Make configuration files portable with refgenie populate

Use refgenie populate to replace registry paths (e.g. refgenie://hg38/fasta) in text files with asset file paths (e.g. /home/johndoe/genomes/hg38/fasta/default/hg38.fa). For use in an ephemeral compute environment, the remote version, refgenie populatr, will replace your registry path with a URI, like s3://path/to/asset.xyz or http://path/to/asset.xyz. This powerful feature allows you to write configuration files and scripts with maximum portability for anything you might need to configure with reference genome paths.

Motivation

Sometimes it is desirable to run a refgenie-unaware workflow and benefit from the refgenie framework. In such cases, we need a pre-processing step to populate some kind of input configuration file for a workflow run. This way, all refgenie awareness is kept outside the workflow, but you can still benefit from managing your reference resources using refgenie. For instance, this is the way Common Workflow Language (CWL) works; CWL workflows in best practices require knowledge of all input files before the workflow run begins. So, rather than passing a registry path, which is then resolved by refgenie inside the workflow, it makes more sense to use refgenie to pre-populate the CWL input file with the correct paths.

Usage examples

Both populate and populater can populate refgenie registry paths either in a file or a string.

String intput

Use a pipe (|) to populate an in-line command argument with a local path managed by refgenie:

echo 'bowtie2 -x refgenie://hg38/bowtie2_index -U r1.fq -S eg1.sam' | refgenie populate | sh

File input

Example input in test/config_template.yaml:

config:
  param1: value1
  fasta: "refgenie://hg38/fasta"
  bowtie2_index: "refgenie://hg38/bowtie2_index"

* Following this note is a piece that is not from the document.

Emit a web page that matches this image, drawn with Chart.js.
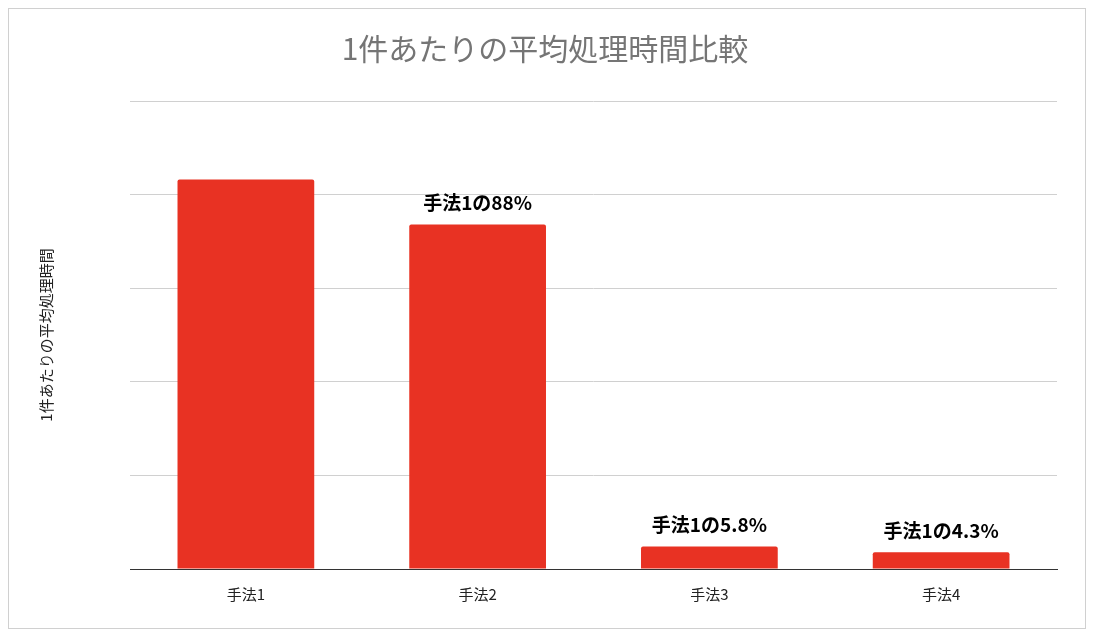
<!DOCTYPE html>
<html><head><meta charset="utf-8">
<script src="https://cdn.jsdelivr.net/npm/chart.js@4"></script>
<style>
html,body{margin:0;background:#fff;}
#wrap{position:absolute;left:8px;top:8px;width:1078px;height:621px;border:1px solid #d0d0d0;box-sizing:border-box;}
</style></head><body>
<div id="wrap"><canvas id="c"></canvas></div>
<script>
const categories = ["手法1","手法2","手法3","手法4"];
const values = [4.16, 3.68, 0.24, 0.18];
const barLabels = ["", "手法1の88%", "手法1の5.8%", "手法1の4.3%"];
const FONT = "'Noto Sans CJK JP', 'Liberation Sans', sans-serif";
const labelPlugin = {
  id:'lbl',
  afterDatasetsDraw(chart){
    const ctx = chart.ctx;
    const meta = chart.getDatasetMeta(0);
    ctx.save();
    ctx.font = "bold 19px " + FONT;
    ctx.fillStyle = "#000";
    ctx.textAlign = "center";
    ctx.textBaseline = "bottom";
    meta.data.forEach((b,i)=>{ if(barLabels[i]) ctx.fillText(barLabels[i], b.x, b.y - 12); });
    ctx.restore();
  }
};
new Chart(document.getElementById('c'), {
  type:'bar',
  data:{labels:categories, datasets:[{data:values, backgroundColor:'#e83223', borderRadius:2,
    categoryPercentage:1, barPercentage:0.59}]},
  options:{
    responsive:true, maintainAspectRatio:false, animation:false,
    layout:{padding:{left:24,right:28,top:0,bottom:17}},
    plugins:{legend:{display:false}, tooltip:{enabled:false},
      title:{display:true, text:"1件あたりの平均処理時間比較", color:'#757575',
        font:{family:FONT, size:30, weight:'normal'}, padding:{top:22,bottom:34}}},
    scales:{
      x:{grid:{display:false}, border:{color:'#333'},
        ticks:{color:'#222', font:{family:FONT, size:15}, padding:8}},
      y:{min:0, max:5, ticks:{stepSize:1, display:false},
        grid:{color:'#d0d0d0', drawTicks:false}, border:{display:false},
        title:{display:true, text:"1件あたりの平均処理時間", color:'#222',
          font:{family:FONT, size:15}, padding:{bottom:75}}}
    }
  },
  plugins:[labelPlugin]
});
</script></body></html>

To populate a bowtie2 index and FASTA file paths in a YAML configuration file of an arbitrary pipeline call:

refgenie populate --file test/config_template.yaml > test/config.yaml

Example output in test/config.yaml:

config:
  param1: value1
  fasta: /home/johndoe/genomes/hg38/fasta/default/hg38.fa
  bowtie2_index: /home/johndoe/genomes/hg38/bowtie2_index/default/hg38

Using the refgenie_looper_populate plugin

If you're interested in using refgenie in conjunction with looper, we have a convenient looper plugin to provide refgenie populate capability. Enable the plugin by adding this to your looper pipeline interface file:

var_templates:
  refgenie_config: "$REFGENIE"
pre_submit:
  python_functions:
  - refgenconf.looper_refgenie_populate

Now, just add sample attributes in your sample take with refgenie registry paths, like refgenie://hg38/fasta. You can add these either as sample attributes directly in the sample table, or using a derived attribute. Looper will automatically use refgenie to pre-populate the registry paths into correct local paths before submitting the jobs.